- Theatrical release poster
- Directed by: Rajakumaran
- Written by: Rajakumaran
- Produced by: Devayani
- Starring: Devayani Rajakumaran Keerthi Chawla
- Cinematography: Ram Singh
- Music by: S. A. Rajkumar
- Production company: Raa Dea Films
- Release date: 13 April 2013;
- Running time: 151 minutes
- Country: India
- Language: Tamil

= Thirumathi Thamizh =

2013 Tamil film by Rajakumaran

Thirumathi Thamizh is a 2013 Indian Tamil-language romantic comedy film directed by Rajakumaran. The film stars himself alongside Devayani and Keerthi Chawla with Ramesh Khanna in a supporting role. It was released on 13 April 2013.

== Production ==
The film began production in 2008, and is Devayani's 75th film.
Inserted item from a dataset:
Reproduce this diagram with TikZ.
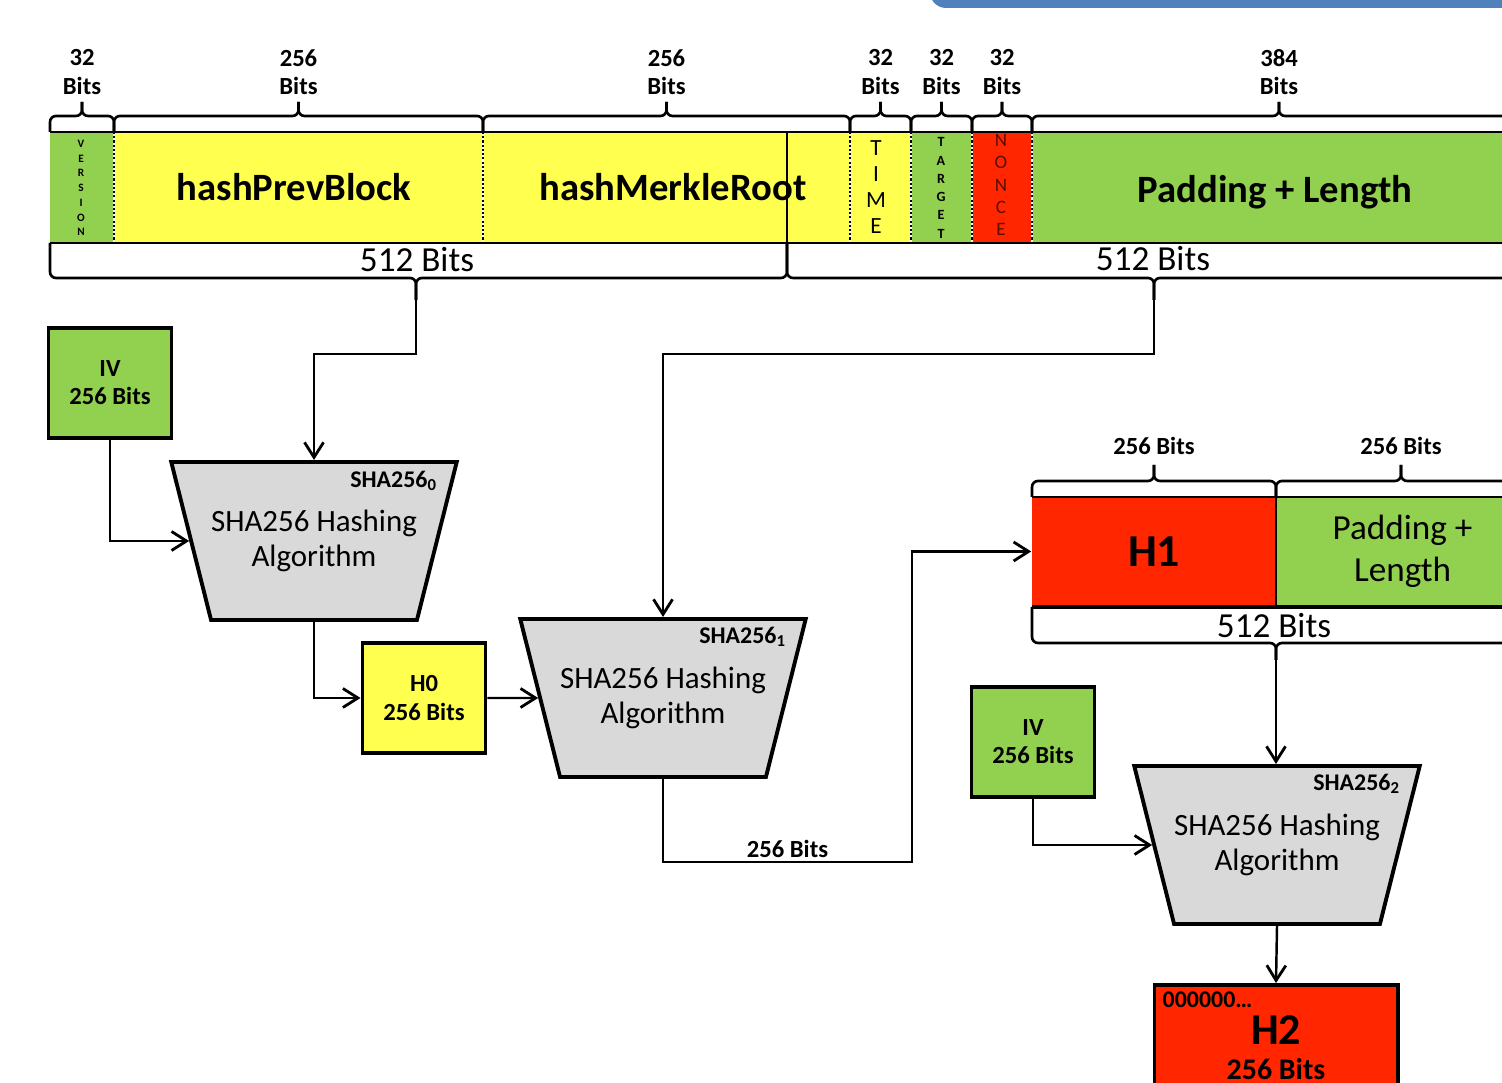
\documentclass[tikz,border=0pt]{standalone}
\usepackage{fontspec}
\setmainfont{Carlito}
\usetikzlibrary{arrows.meta,calc,positioning,shapes.geometric}
\definecolor{Leaf}{HTML}{92D050}
\definecolor{Lemon}{HTML}{FFFF50}
\definecolor{Flame}{HTML}{FF2600}
\definecolor{Ash}{HTML}{D9D9D9}
\definecolor{Steel}{HTML}{4F81BD}
\tikzset{
  brc/.style={line width=0.75pt,rounded corners=0.6mm},
  conn/.style={line width=0.7pt,-{Straight Barb[length=1.5mm,width=1.9mm,line width=0.8pt]}},
  bitlbl/.style={font=\bfseries\fontsize{7}{8}\selectfont,align=center},
  biglbl/.style={font=\bfseries\fontsize{11}{13}\selectfont},
  sizelbl/.style={font=\fontsize{10}{12}\selectfont},
  vtxt/.style={align=center,inner sep=0pt},
  regbox/.style={draw,line width=1.1pt,minimum width=1.23cm,minimum height=1.1cm,align=center,font=\bfseries\fontsize{7}{8}\selectfont},
  sha/.style={trapezium,trapezium angle=65,shape border rotate=180,trapezium stretches body,draw,line width=1.1pt,fill=Ash,inner xsep=0pt,minimum width=2.0cm,minimum height=1.58cm,align=center,font=\fontsize{8.8}{10}\selectfont},
  shatag/.style={font=\bfseries\fontsize{6.8}{8}\selectfont}
}
\begin{document}
\begin{tikzpicture}[x=0.01cm,y=-0.01cm]
\useasboundingbox (0,0) rectangle (1502,1083);
\clip (0,0) rectangle (1502,1083);
% title strip
\fill[Steel,rounded corners=1.6mm] (930,-40) rectangle (1560,8);

% block header, first 1024 bits
\foreach \a/\b/\c in {50/114/Leaf,114/483/Lemon,483/850/Lemon,850/911/Lemon,911/972/Leaf,972/1032/Flame,1032/1530/Leaf}
  \fill[\c] (\a,132) rectangle (\b,243);
\draw[line width=0.45pt] (50,132) -- (1530,132) (50,243) -- (1530,243);
\foreach \x in {114,483,850,911,972,1032}{
  \draw[white,line width=0.6pt] (\x,132) -- (\x,243);
  \draw[line width=0.6pt,dash pattern=on 0.6pt off 0.6pt] (\x,132) -- (\x,243);
}
\draw[line width=0.6pt] (787,132) -- (787,243);

\foreach \a/\b/\n [count=\i] in {50/114/32,114/483/256,483/850/256,850/911/32,911/972/32,972/1032/32,1032/1526/384}{
  \pgfmathsetmacro{\m}{(\a+\b)/2}
  \draw[brc] (\a,132) -- (\a,116) -- (\m,116) -- (\m,102);
  \draw[brc] (\b,132) -- (\b,116) -- (\m,116) -- (\m,102);
  \node[bitlbl] (w\i) at (\m,72) {\n\\Bits};
}

\node[vtxt,font=\bfseries\fontsize{3.2}{4.2}\selectfont] (ver) at (81,188) {V\\E\\R\\S\\I\\O\\N};
\node[biglbl] (prev) at (294,187) {hashPrevBlock};
\node[biglbl] (merkle) at (673,187) {hashMerkleRoot};
\node[vtxt,font=\fontsize{6.6}{7.4}\selectfont] (time) at (876,187) {T\\I\\M\\E};
\node[vtxt,font=\bfseries\fontsize{4}{5.2}\selectfont] (target) at (941,188) {T\\A\\R\\G\\E\\T};
\node[vtxt,text=Flame!35!black,font=\fontsize{5.4}{6.3}\selectfont] (nonce) at (1001,185) {N\\O\\N\\C\\E};
\node[biglbl] (pad) at (1275,192) {Padding + Length};

% two 512 bit chunks
\draw[brc] (50,243) -- (50,278) -- (416,278) -- (416,300);
\draw[brc] (787,243) -- (787,278) -- (416,278) -- (416,300);
\draw[brc] (787,243) -- (787,278) -- (1154,278) -- (1154,300);
\draw[brc] (1521,243) -- (1521,278) -- (1154,278) -- (1154,300);
\coordinate (b1) at (416,300);
\coordinate (b2) at (1154,300);
\node[sizelbl] (s1) at (417,260) {512 Bits};
\node[sizelbl] (s2) at (1153,259) {512 Bits};

% first hash
\node[regbox,fill=Leaf] (iv0) at (110,383) {IV\\256 Bits};
\node[sha] (sha0) at (314,541) {SHA256 Hashing\\Algorithm};
\node[shatag] (t0) at ($(sha0)+(80,-60)$) {SHA256\textsubscript{0}};
\node[regbox,fill=Lemon] (h0) at (424,698) {H0\\256 Bits};
\node[sha] (sha1) at (663,698) {SHA256 Hashing\\Algorithm};
\node[shatag] (t1) at ($(sha1)+(80,-61)$) {SHA256\textsubscript{1}};

% second hash
\node[fill=Flame,minimum width=2.44cm,minimum height=1.09cm,inner sep=0pt,font=\bfseries\fontsize{13}{15}\selectfont] (h1) at (1154,551.5) {H1};
\node[fill=Leaf,minimum width=2.5cm,minimum height=1.09cm,inner sep=0pt,anchor=west,align=center,font=\fontsize{10}{12}\selectfont] (pl) at (h1.east) {Padding +\\Length};
\draw[line width=0.8pt] (1032,497) -- (1530,497);
\draw[line width=0.9pt] (1032,607) -- (1530,607);
\draw[line width=0.5pt] (1276,497) -- (1276,606);
\foreach \a/\b [count=\i] in {1032/1276,1276/1526}{
  \pgfmathsetmacro{\m}{(\a+\b)/2}
  \draw[brc] (\a,497) -- (\a,481) -- (\m,481) -- (\m,465);
  \draw[brc] (\b,497) -- (\b,481) -- (\m,481) -- (\m,465);
  \node[bitlbl] (u\i) at (\m,446) {256 Bits};
}
\draw[brc] (1032,607) -- (1032,643) -- (1276,643) -- (1276,660);
\draw[brc] (1520,607) -- (1520,643) -- (1276,643) -- (1276,660);
\coordinate (b3) at (1276,660);
\node[sizelbl] (s3) at (1274,626) {512 Bits};

\node[regbox,fill=Leaf] (iv1) at (1033,742) {IV\\256 Bits};
\node[sha] (sha2) at (1277,845) {SHA256 Hashing\\Algorithm};
\node[shatag] (t2) at ($(sha2)+(80,-61)$) {SHA256\textsubscript{2}};
\node[draw,line width=1.1pt,fill=Flame,minimum width=2.43cm,minimum height=1.3cm] (h2) at (1276,1050) {};
\node[font=\bfseries\fontsize{12.5}{14}\selectfont] (h2a) at (1276,1030) {H2};
\node[font=\bfseries\fontsize{8.5}{10}\selectfont] (h2b) at (1276,1069) {256 Bits};
\node[anchor=west,inner sep=0pt,font=\bfseries\fontsize{6.8}{8}\selectfont] (h2c) at (1162,1000) {000000\ldots};

% connectors
\coordinate (k1) at (912,862);
\draw[conn] (b1) -- ++(0,54) -| (sha0.north);
\draw[conn] (iv0.south) |- (sha0.west);
\draw[conn] (sha0.south) |- (h0.west);
\draw[conn] (h0.east) -- (sha1.west);
\draw[conn] (b2) -- ++(0,54) -| (sha1.north);
\draw[conn] (sha1.south) |- node[pos=0.75,above,bitlbl,inner sep=1pt] (lb) {256 Bits} (k1) |- (h1.west);
\draw[conn] (b3) -- (b3 |- sha2.north);
\draw[conn] (iv1.south) |- (sha2.west);
\draw[conn] (sha2.south) -- (h2.north);
\end{tikzpicture}
\end{document}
It was the last film of veteran actor Malaysia Vasudevan.

== Soundtrack ==
The music was composed by S. A. Rajkumar.

Track listing
| No. | Title | Singer(s) | Length |
|---|---|---|---|
| 1. | "Thamizh Thamizh" | S. P. Balasubrahmanyam |  |
| 2. | "Thamizh Thamizh" (Remix 1) | S. P. Balasubramaniam, K. S. Chithra, S. A. Rajkumar |  |
| 3. | "Thamizh Thamizh" (Remix 2) | K. S. Chithra, S. A. Rajkumar |  |
| 4. | "Thirukkural" | S. P. Balasubrahmanyam, S. A. Rajkumar |  |
| 5. | "Nayagan" | Kalyani, Vijay Yesudas, S. A. Rajkumar |  |
| 6. | "Nayagan" (Remix 1) | Kalyani |  |
| 7. | "Nayagan" (Remix 2) | S. A. Rajkumar |  |
| 8. | "Va Va Vennilave" | Shweta Mohan, Mukesh Mohamed |  |
| 9. | "Va Va Vennilave" (Remix) | Shweta Mohan |  |

== Critical reception ==
The Times of India gave the film one out of five stars and wrote that "The movie could have made for a much better watch had the director focused on the social issues it started out to discuss". A critic from Kungumam panned the screenplay.